China must prepare more measures to counter new trade moves by the United States if the two parties fail to reach an agreement during bilateral economic and trade talks in Beijing later this week, economists said on Monday.
The trade dispute, which was initiated by U.S. President Donald Trump, has already generated strong domestic opposition in the U.S..
Trump announced on Thursday that Treasury Secretary Steven Mnuchin and U.S. Trade Representative Robert Lighthizer would travel to Beijing for talks.
The U.S. delegation will also include Trump's top economic adviser, Larry Kudlow, and trade adviser Peter Navarro. The talks are expected to take place on Thursday and Friday, according to media reports.
"Even though China's firm stance has prompted Trump to send all his top economic officials for trade negotiations to avert a trade war, it will be a tough talk between the two sides. Otherwise the Trump administration and the president himself will appear weak," said Tu Xinquan, a professor at the University of International Business and Economics.
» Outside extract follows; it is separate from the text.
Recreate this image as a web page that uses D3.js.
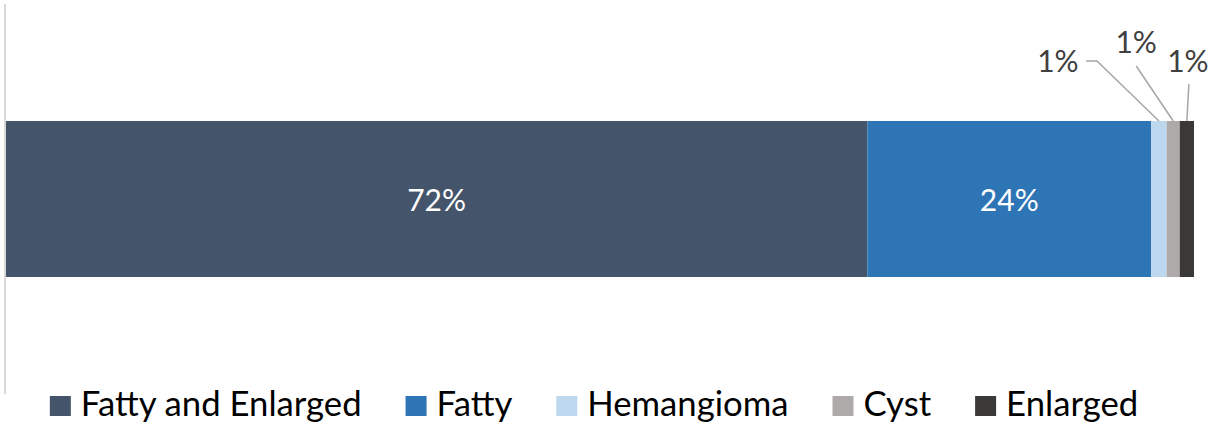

In addition to trade, Tu said, the U.S. wants to limit China's ability to attract foreign direct investment. The U.S. is also deeply concerned about China's industrial upgrades, technology transfers, talent flows and intellectual property protection. It also wants to relieve the downward pressure on its stock market, Tu said.
"The U.S. used to be an ideal destination for investment because it offered global investors stability and asset security. But the unstable leadership of Trump has put international capital in the U.S. at risk and made investors in the U.S. market nervous," he said.
Mei Xinyu, a senior research fellow at the Ministry of Commerce's Chinese Academy of International Trade and Economic Cooperation, said the escalating trade dispute has angered U.S. farmers and companies — especially those in the high-tech manufacturing and service sectors — and has put Republican political candidates under pressure as the U.S. midterm congressional elections approach in November.
China has become more sophisticated in handling trade disputes with timely and effective countermeasures, he said. Since March, the ministry has said several times that China will not abandon its rights and interests, and will take all necessary measures to firmly defend them.
Long Guoqiang, vice-president of the State Council's Development Research Center, said that because China and the U.S. are both major economies involved in global value chains, exports from both sides include a large value inflows from other economies.
"The upcoming negotiations therefore cannot be considered as a meeting to resolve bilateral trade issues," he said. "It is about maintaining the rules-based multilateral trading system of the world."